Choose a tag to compare

@mariogeiger mariogeiger released this 17 Feb 22:56
· 26 commits to main since this release
2b9cb54

0.9.0 (2026-02-17)

Added

  • GB10 (DGX Spark) support
  • Support for Python 3.13 and 3.14
  • [JAX] Support for Triton 3.6.0
  • [JAX] flax.nnx MACE example
  • [Torch/JAX] Deterministic indexing mode for uniform 1d kernels
  • [Torch/JAX] Parallel JIT compilation for uniform_1d kernels with per-kernel caching, significantly reducing compilation time.
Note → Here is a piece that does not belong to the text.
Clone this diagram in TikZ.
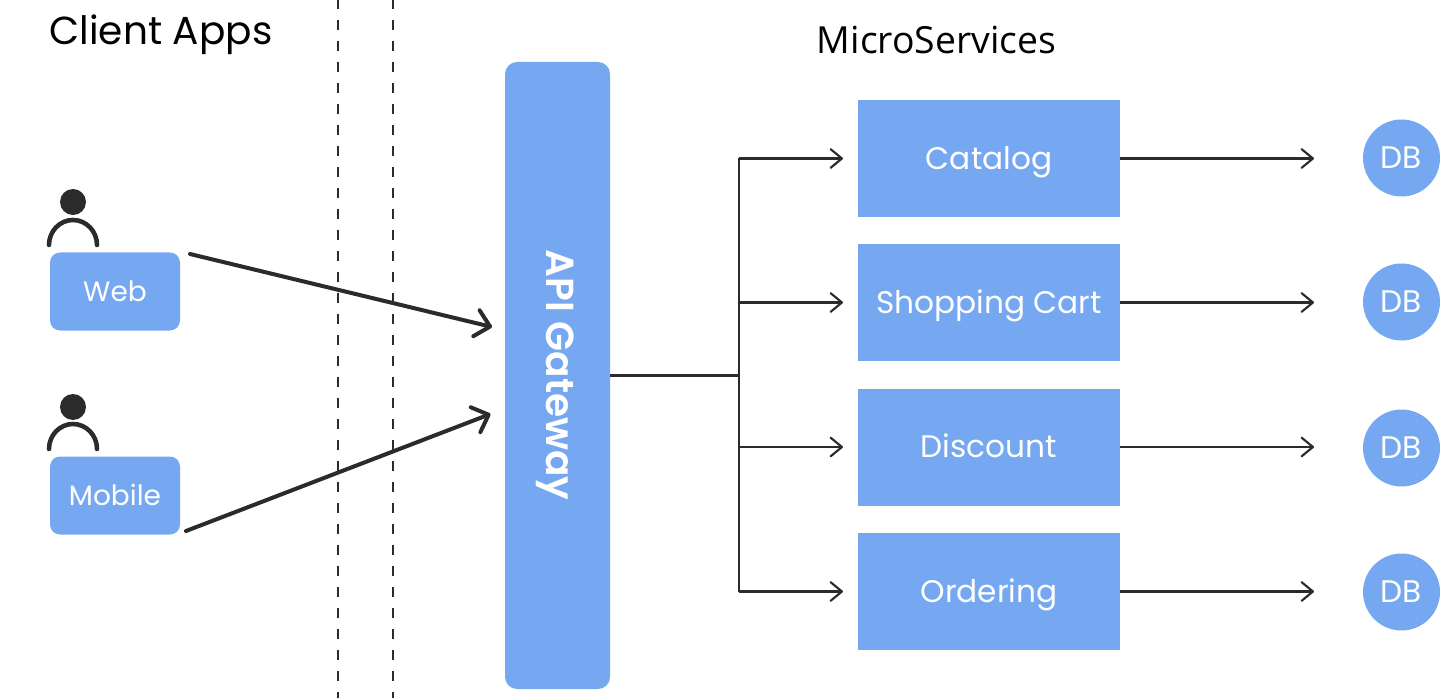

New optional environment variable CUEQUIVARIANCE_OPS_NVRTC_CACHE_DIR allows setting a directory for caching compiled kernels.
  • Documentation: new tutorials for JAX and PyTorch segmented polynomials

Bug fix

  • [JAX] Fixed Triton tuning issue for triangular multiplicative update
  • [JAX] Compatibility with JAX 0.8.2: fixed FFI interface and dtype casting issues when x64 mode is not enabled
  • [JAX] Improved triangle attention error messages
  • [Torch/JAX] Fixed yx_rotation descriptor
  • [Torch] TensorRT QDP plugin workaround

Breaking Changes

  • [Torch/JAX] The environment variable CUEQUIVARIANCE_OPS_USE_JIT no longer exists. JIT compilation is now the default behavior for uniform_1d kernels (already since few releases).
  • [Torch/JAX] Renamed filter_drop_unsued_operands to filter_drop_unused_operands (typo fix)
  • [Torch/JAX] Removed nvfatbin optional dependency
  • [Torch] Removed deprecated primitive classes: TensorProduct, EquivariantTensorProduct, SymmetricTensorProduct, and IWeightedSymmetricTensorProduct. Use cuet.SegmentedPolynomial with method='uniform_1d' instead, or the high-level APIs (cuet.ChannelWiseTensorProduct, cuet.FullyConnectedTensorProduct, cuet.SymmetricContraction). Attempting to import these classes will raise an ImportError with migration instructions.
  • [Torch] Removed deprecated low-level wrapper classes: TensorProductUniform1d, TensorProductUniform4x1d, TensorProductUniform3x1dIndexed, TensorProductUniform4x1dIndexed, and SymmetricTensorContraction from cuequivariance_ops_torch. Use torch.ops.cuequivariance.uniform_1d or cuet.SegmentedPolynomial instead.

Notes

  • [JAX] DGX Spark/GB10 (sm_121) with CUDA 12.9: This release uses PTX 87, which works correctly for most architectures but is not compatible with DGX Spark/GB10 on CUDA 12.9. To enable DGX Spark/GB10 support with CUDA 12.9, refer to #250 for a simple frontend integration tweak that restricts PTX 88 to sm_121 only. This fix will be merged after the 0.9.0 release.